Obama's support for LGBT equality didn't just win him our votes. Romney's opposition to LGBT equality cost him the votes of an as-yet-to-be-determined percentage of the straight vote. The straight parents, children, neighbors, and friends of many LGBT people straights who might have voted for Romney wound up voting for Obama instead.
LGBT voters punch above their weight. MANOI, GOP, MANOI.*
* MANOI = "make a note of it."

Jordan Revier is from St. Augusta, Minnesota. He played hockey for Cathedral High School, and currently attends St. Cloud State University (SCSU) in St. Cloud, Minnesota. Jordan Revier is considering putting together a plan to assassinate President Obama.
Luckily the Secret Service isn't charged with policing the whereabouts of four-star general dick, so they'll have plenty of time for Jordan and the rest of the scumbags at Hello There, Racists!
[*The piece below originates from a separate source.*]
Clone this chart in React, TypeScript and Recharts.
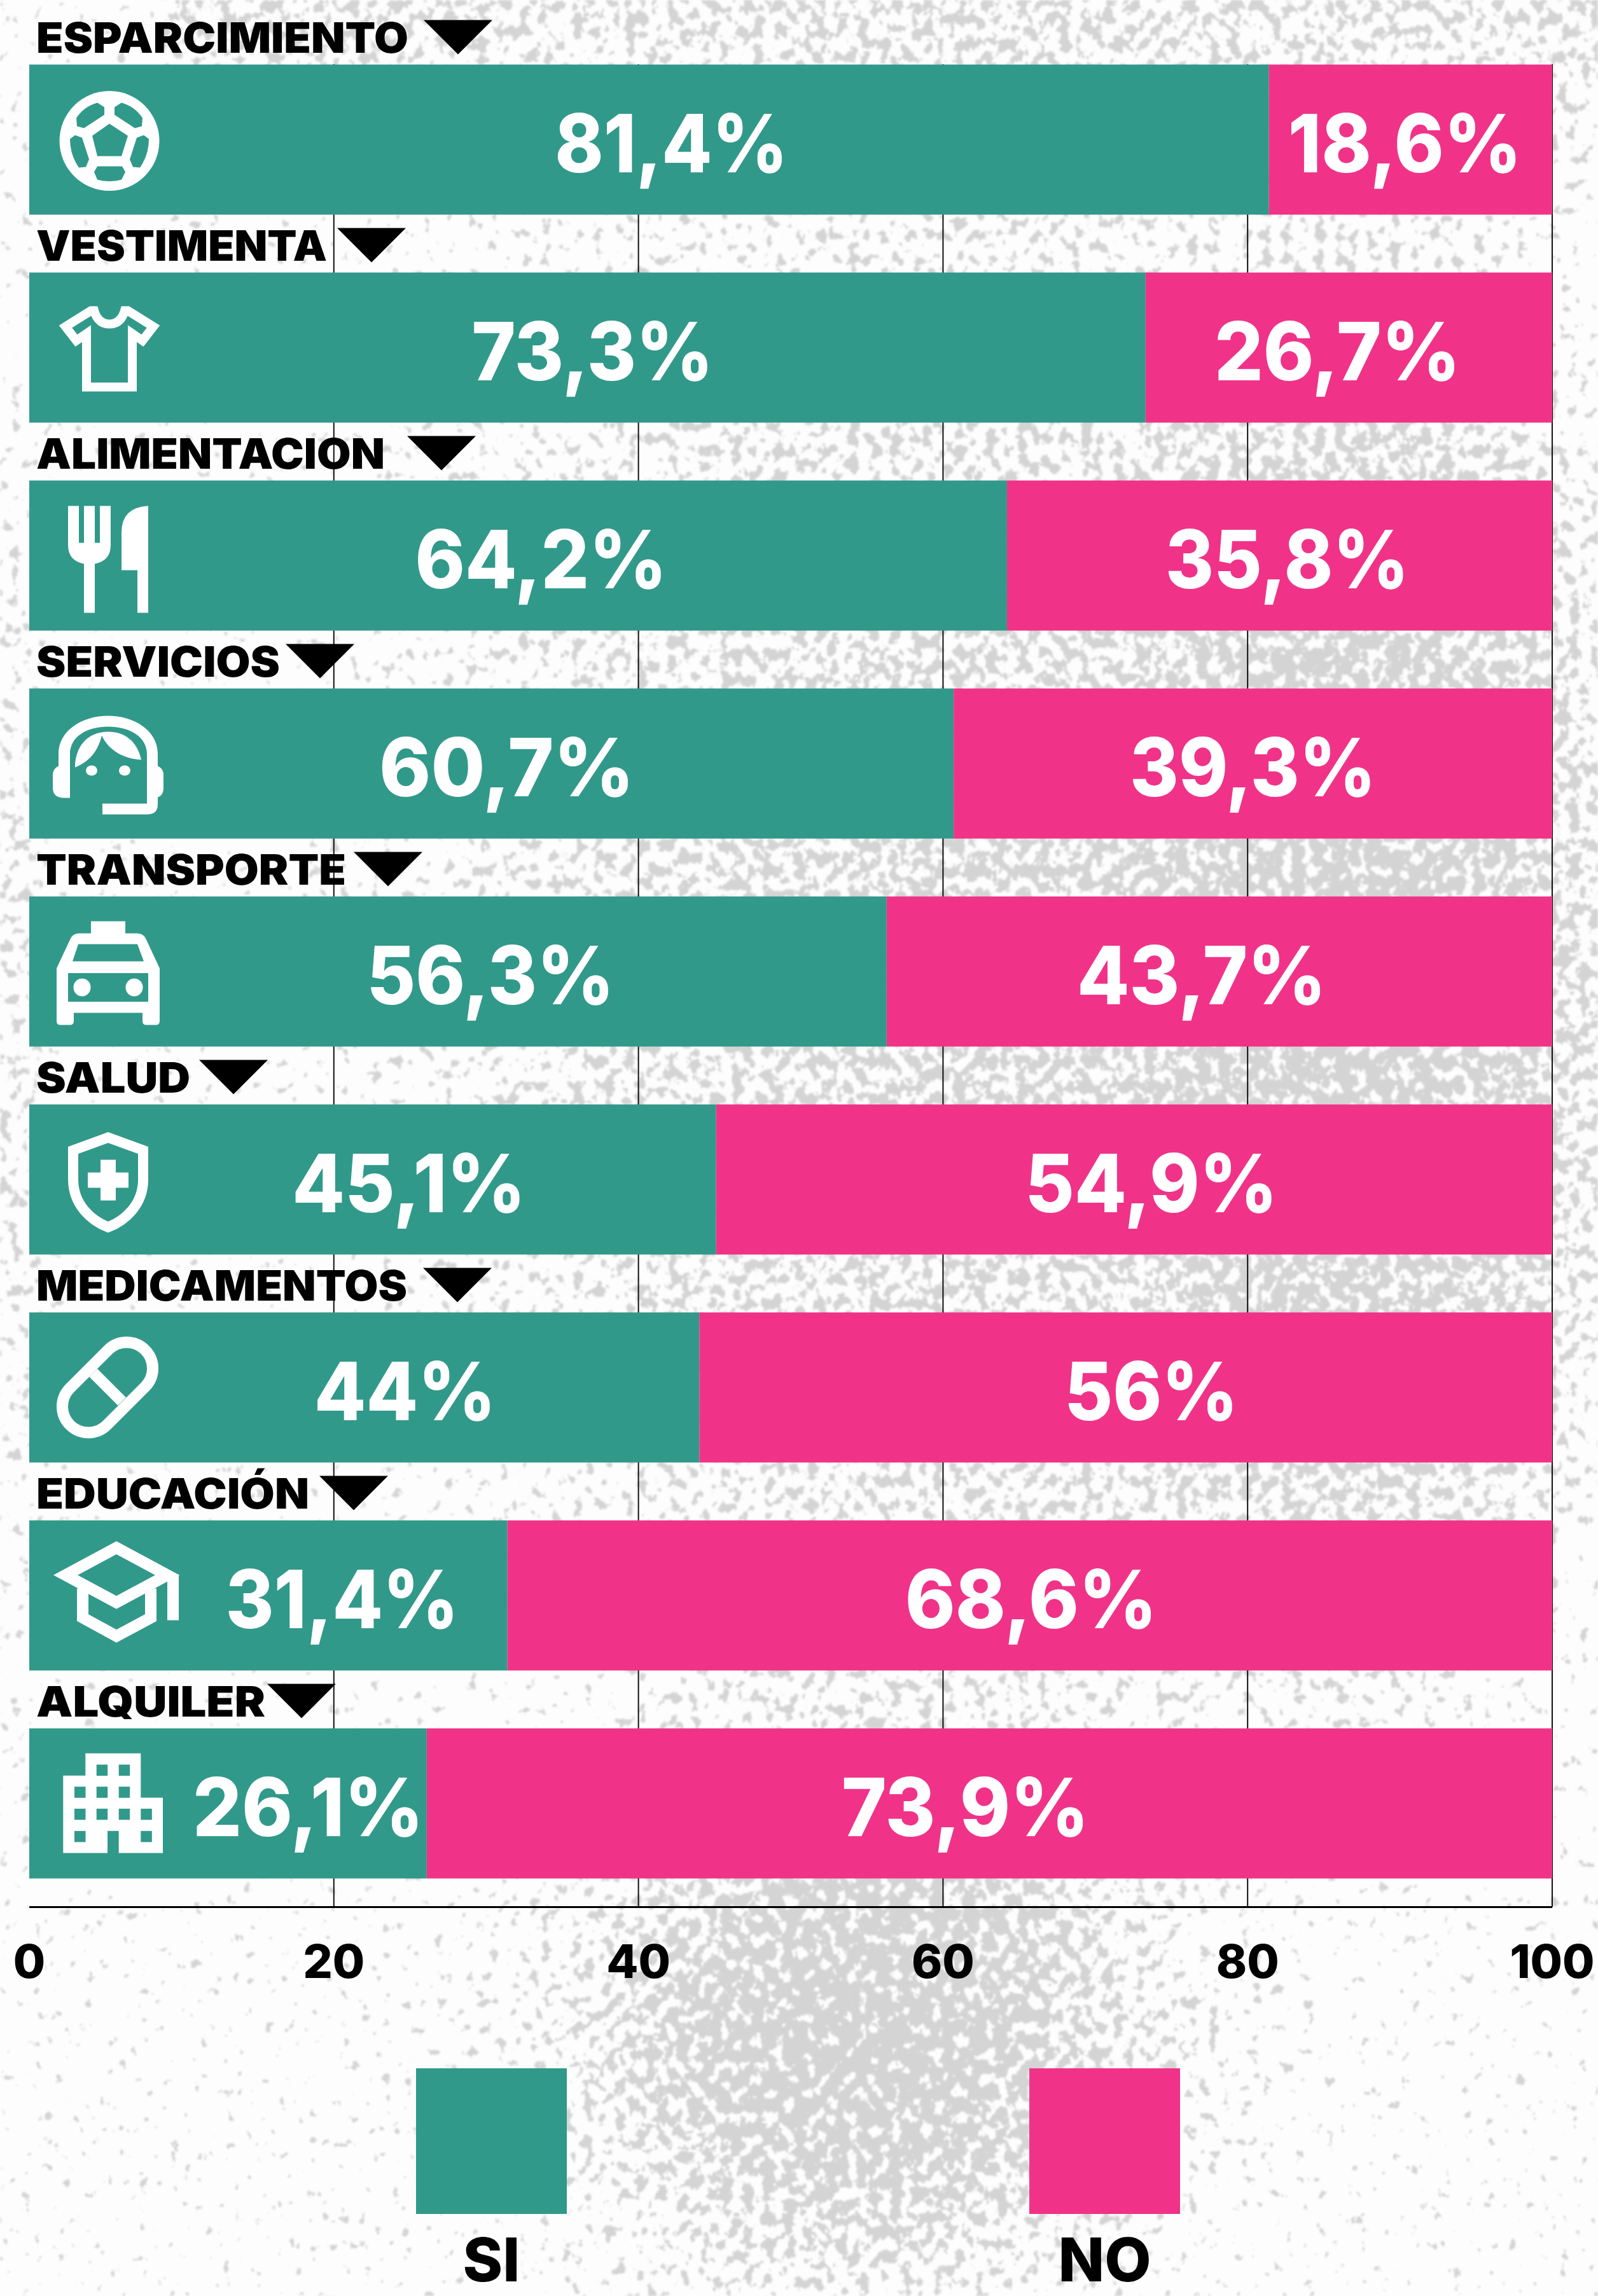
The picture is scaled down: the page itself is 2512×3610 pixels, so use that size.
import React from 'react';
import { BarChart, Bar, XAxis, YAxis, CartesianGrid, LabelList, Legend } from 'recharts';

const categories = ['ESPARCIMIENTO', 'VESTIMENTA', 'ALIMENTACION', 'SERVICIOS', 'TRANSPORTE', 'SALUD', 'MEDICAMENTOS', 'EDUCACIÓN', 'ALQUILER'];
const siValues = [81.4, 73.3, 64.2, 60.7, 56.3, 45.1, 44, 31.4, 26.1];
const noValues = [18.6, 26.7, 35.8, 39.3, 43.7, 54.9, 56, 68.6, 73.9];
const xTicks = [0, 20, 40, 60, 80, 100];

// layout hints for the annotations (not data)
const headerWidths = [585, 457, 548, 383, 487, 242, 583, 429, 360];
const markerCenters = [720, 584, 694, 503, 610, 367, 719, 556, 474];
const siShift = [35, 8, 36, 24, 51, 57, 64, 116, 126];
const siWidth = [366, 380, 396, 401, 389, 367, 286, 366, 363];
const noShift = [-9, -18, 12, 0, -28, 27, 40, 2, -38];
const noWidth = [367, 387, 383, 387, 392, 397, 273, 396, 389];

const TEAL = '#31998A';
const PINK = '#F03388';
const FONT = 'Inter, "Noto Sans", sans-serif';

const table = categories.map((name, i) => ({ name, si: siValues[i], no: noValues[i] }));

function Ball() {
  const tl = 'M-19,-60 L-8,-53 L-8,-41 L-40,-20 L-51,-23 L-52,-36 Q-40,-54 -19,-60 Z';
  const tr = 'M19,-60 L8,-53 L8,-41 L40,-20 L51,-23 L52,-36 Q40,-54 19,-60 Z';
  const l = 'M-62,-3 L-54,-9 L-43,-5 L-32,29 L-37,41 L-48,42 Q-62,22 -62,-3 Z';
  const r = 'M62,-3 L54,-9 L43,-5 L32,29 L37,41 L48,42 Q62,22 62,-3 Z';
  const b = 'M-19,40 L20,40 L25,49 L19,61 Q0,66 -19,61 L-24,49 Z';
  const c = 'M0,-27 L29,-8 L19,24 L-19,24 L-27,-8 Z';
  return (
    <g transform="translate(126,2)">
      <circle r={78.5} fill="#fff" />
      {[tl, tr, l, r, b, c].map((d) => <path key={d} d={d} fill={TEAL} />)}
    </g>
  );
}
function Shirt() {
  return (
    <path transform="translate(126,0)" fill="none" stroke="#fff" strokeWidth={14} strokeLinejoin="miter"
      d="M-24,-58 Q-18,-37 0,-37 Q18,-37 24,-58 L29,-58 L69,-33 L52,-11 L36,-22 L36,62 L-36,62 L-36,-22 L-52,-11 L-69,-33 L-29,-58 Z" />
  );
}
function Cutlery() {
  return (
    <g fill="#fff">
      <path d="M61,-78 L78,-78 L78,-20 L86,-20 L86,-78 L103,-78 L103,-20 L111,-20 L111,-78 L128,-78 L128,-16 Q128,8 103,13 L103,90 L86,90 L86,13 Q61,8 61,-16 Z" />
      <path d="M187,-78 Q145,-76 145,-36 L145,23 L170,23 L170,90 L187,90 Z" />
    </g>
  );
}
function Headset() {
  return (
    <g fill="#fff">
      <path d="M64,54 L64,-15 C64,-42 90,-58 124,-58 C158,-58 185,-42 185,-15 L185,63 L115,63 L115,80 L185,80 Q202,80 202,64 L202,53 Q211,50 211,38 L211,18 Q211,8 202,4 L202,-15 C202,-52 165,-75 124,-75 C83,-75 46,-52 46,-15 L46,4 Q37,8 37,18 L37,38 Q37,54 55,54 Z" />
      <path d="M72,6 C72,-25 90,-50 124,-50 C150,-50 170,-35 176,-6 C150,-7 125,-20 114,-44 C108,-20 95,-3 72,6 Z" />
      <ellipse cx={98} cy={11} rx={9} ry={8} />
      <ellipse cx={150} cy={11} rx={9} ry={8} />
    </g>
  );
}
function Taxi() {
  return (
    <g>
      <path fill="#fff" d="M97,-79 L151,-79 L151,-60 L170,-60 Q180,-60 184,-50 L205,-5 L205,78 Q205,84 199,84 L184,84 Q178,84 178,78 L178,65 L70,65 L70,78 Q70,84 64,84 L49,84 Q43,84 43,78 L43,-5 L64,-50 Q68,-60 78,-60 L97,-60 Z" />
      <path fill={TEAL} d="M77,-43 L170,-43 L180,-16 L68,-16 Z" />
      <rect x={61} y={2.5} width={126} height={45} fill={TEAL} />
      <ellipse cx={83} cy={25} rx={13.5} ry={14} fill="#fff" />
      <ellipse cx={165} cy={25} rx={13.5} ry={14} fill="#fff" />
    </g>
  );
}
function Shield() {
  return (
    <g>
      <path fill="none" stroke="#fff" strokeWidth={16} d="M124,-66 L179,-46 L179,0 C179,40 150,65 124,75 C98,65 69,40 69,0 L69,-46 Z" />
      <path fill="#fff" d="M112,-31 L136,-31 L136,-11 L156,-11 L156,13 L136,13 L136,33 L112,33 L112,13 L92,13 L92,-11 L112,-11 Z" />
    </g>
  );
}
function Pill() {
  return (
    <g fill="none" stroke="#fff" strokeWidth={18}>
      <path d="M64,1 L124,-59 A41,41 0 0 1 182,-1 L122,59 A41,41 0 0 1 64,1 Z" />
      <path d="M100.7,-23 L145.7,22" />
    </g>
  );
}
function Cap() {
  return (
    <g>
      <g fill="none" stroke="#fff" strokeWidth={18}>
        <path d="M137,-75 L217,-32 L137,11 L57,-32 Z" strokeLinejoin="miter" />
        <path d="M84,-11 L84,35 L137,64 L191,35 L191,-11" />
      </g>
      <rect x={217} y={-33} width={18} height={72} fill="#fff" />
    </g>
  );
}
function Buildings() {
  const cols = [71, 105.7, 140.7, 175.3];
  const rows: [number, number[]][] = [[-61, [1, 2]], [-26.3, [0, 1, 2]], [8.3, [0, 1, 2, 3]], [43.3, [0, 3]]];
  return (
    <g>
      <path fill="#fff" d="M88.3,-78.7 L175.3,-78.7 L175.3,-9 L210,-9 L210,78 L140.7,78 L140.7,43.3 L123,43.3 L123,78 L53.3,78 L53.3,-43.7 L88.3,-43.7 Z" />
      {rows.map(([y, cs]) => cs.map((c) => <rect key={`${y}-${c}`} x={cols[c]} y={y} width={17.5} height={17.5} fill={TEAL} />))}
    </g>
  );
}
const icons = [Ball, Shirt, Cutlery, Headset, Taxi, Shield, Pill, Cap, Buildings];

const fmt = (v: number) => `${String(v).replace('.', ',')}%`;

function box(p: any) {
  const vb = p.viewBox ?? {};
  return {
    x: Number(p.x ?? vb.x),
    y: Number(p.y ?? vb.y),
    w: Number(p.width ?? vb.width),
    h: Number(p.height ?? vb.height),
  };
}

function SiLabel(p: any) {
  const { x, y, w, h } = box(p);
  const i = p.index as number;
  const Icon = icons[i];
  const cy = y + h / 2;
  const mx = markerCenters[i];
  return (
    <g>
      <text x={57} y={y - 19} fontFamily={FONT} fontWeight={900} fontSize={66} fill="#000"
        textLength={headerWidths[i]} lengthAdjust="spacingAndGlyphs">{categories[i]}</text>
      <path d={`M${mx - 54},${y - 70} L${mx + 54},${y - 70} L${mx},${y - 16} Z`} fill="#000" />
      <g transform={`translate(${x},${cy})`}><Icon /></g>
      <text x={x + w / 2 + siShift[i]} y={cy + 51} textAnchor="middle" fontFamily={FONT} fontWeight={800} fontSize={127} fill="#fff"
        textLength={siWidth[i]} lengthAdjust="spacingAndGlyphs">{fmt(p.value)}</text>
    </g>
  );
}
function NoLabel(p: any) {
  const { x, y, w, h } = box(p);
  const i = p.index as number;
  return (
    <text x={x + w / 2 + noShift[i]} y={y + h / 2 + 51} textAnchor="middle" fontFamily={FONT} fontWeight={800} fontSize={127} fill="#fff"
      textLength={noWidth[i]} lengthAdjust="spacingAndGlyphs">{fmt(p.value)}</text>
  );
}

function GridLine(p: any) {
  if (p.x1 <= 47) return <g />;
  return <line x1={p.x1} x2={p.x2} y1={p.y1 + 45.5} y2={p.y2} stroke="#111" strokeWidth={2} />;
}

const legendSpots: Record<string, number> = { SI: 654, NO: 1618 };
function LegendBlock(p: any) {
  const items = p.payload ?? [];
  return (
    <div style={{ position: 'relative', width: 2512, height: 358 }}>
      {items.map((it: any) => (
        <div key={it.value} style={{ position: 'absolute', left: legendSpots[it.value], top: 0, width: 237 }}>
          <div style={{ width: 237, height: 229, background: it.color }} />
          <div style={{ position: 'absolute', left: -100, width: 437, top: 243, textAlign: 'center', fontFamily: FONT, fontWeight: 800, fontSize: 95, lineHeight: '115px', color: '#000' }}>{it.value}</div>
        </div>
      ))}
    </div>
  );
}

function Texture() {
  return (
    <svg width={2512} height={3610} style={{ position: 'absolute', left: 0, top: 0 }}>
      <defs>
        <radialGradient id="blob">
          <stop offset="0" stopColor="#000" stopOpacity={0.55} />
          <stop offset="0.55" stopColor="#000" stopOpacity={0.36} />
          <stop offset="1" stopColor="#000" stopOpacity={0} />
        </radialGradient>
        <linearGradient id="topBand" x1="0" x2="0" y1="0" y2="1">
          <stop offset="0" stopColor="#000" stopOpacity={0.4} />
          <stop offset="1" stopColor="#000" stopOpacity={0} />
        </linearGradient>
        <filter id="grain" x="0" y="0" width="100%" height="100%" filterUnits="userSpaceOnUse" colorInterpolationFilters="sRGB">
          <feTurbulence type="fractalNoise" baseFrequency="0.06 0.05" numOctaves={3} seed={11} result="n" />
          <feColorMatrix in="n" type="matrix" values="0 0 0 0 0  0 0 0 0 0  0 0 0 0 0  1.8 0 0 0 -0.4" result="na" />
          <feComposite in="SourceAlpha" in2="na" operator="arithmetic" k1={0} k2={1} k3={1} k4={-1} result="mix" />
          <feComponentTransfer in="mix" result="hard">
            <feFuncA type="linear" slope={9} intercept={0} />
          </feComponentTransfer>
          <feFlood floodColor="#D4D4D4" result="c" />
          <feComposite in="c" in2="hard" operator="in" result="g" />
          <feGaussianBlur in="g" stdDeviation={1.8} />
        </filter>
      </defs>
      <rect width={2512} height={3610} fill="#FDFDFD" />
      <g filter="url(#grain)">
        <rect width={2512} height={3610} fill="#000" fillOpacity={0.13} />
        <rect x={250} y={0} width={2262} height={420} fill="url(#topBand)" />
        <ellipse cx={1550} cy={1500} rx={1150} ry={1650} fill="url(#blob)" />
        <ellipse cx={2200} cy={1500} rx={500} ry={1400} fill="url(#blob)" />
        <ellipse cx={1350} cy={3200} rx={720} ry={640} fill="url(#blob)" />
        <ellipse cx={1350} cy={3200} rx={420} ry={380} fill="url(#blob)" />
        <ellipse cx={0} cy={1650} rx={110} ry={1200} fill="url(#blob)" opacity={0.6} />
      </g>
    </svg>
  );
}

export default function App() {
  return (
    <div style={{ position: 'absolute', left: 0, top: 0, width: 2512, height: 3610, overflow: 'hidden', background: '#FDFDFD' }}>
      <Texture />
      <div style={{ position: 'absolute', left: 0, top: 0 }}>
        <BarChart width={2512} height={3610} data={table} layout="vertical" barSize={236}
          margin={{ top: 55.5, left: 46, right: 72, bottom: 511.5 }}>
          <CartesianGrid horizontal={false} vertical={GridLine as any} />
          <XAxis type="number" domain={[0, 100]} ticks={xTicks} height={100} interval={0} tickLine={false}
            axisLine={{ stroke: '#000', strokeWidth: 3 }} tickMargin={54}
            tick={{ fontFamily: FONT, fontWeight: 800, fontSize: 73, fill: '#000' }} />
          <YAxis type="category" dataKey="name" width={0} tick={false} tickLine={false}
            axisLine={{ stroke: '#000', strokeWidth: 3 }} />
          <Legend verticalAlign="middle" layout="horizontal" content={LegendBlock as any}
            wrapperStyle={{ position: 'absolute', left: 0, top: 3252, width: 2512, height: 358 }} />
          <Bar dataKey="si" name="SI" stackId="a" fill={TEAL} isAnimationActive={false}>
            <LabelList dataKey="si" content={SiLabel as any} />
          </Bar>
          <Bar dataKey="no" name="NO" stackId="a" fill={PINK} isAnimationActive={false}>
            <LabelList dataKey="no" content={NoLabel as any} />
          </Bar>
        </BarChart>
      </div>
    </div>
  );
}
Says the creator of the page:
There is nothing wrong with disliking President Obama. Disagree with him on policies, dislike his politics. But the unbelievable amount of hatred simply because of the color of his skin and multifaceted background is quite simply, despicable. And totally Un-American. The slurs are wholly uncalled for.... ALL information gathered here, is/was completely public at the time gathered. None of it was private, but totally publicly available information, voluntarily put forth by these individuals. All are things that people posted, identifying themselves with their own names and faces. I am just bringing it all to a place where they may be responsible and (hopefully) understand the consequence of their words (and hopefully their parents, schools, and employers too).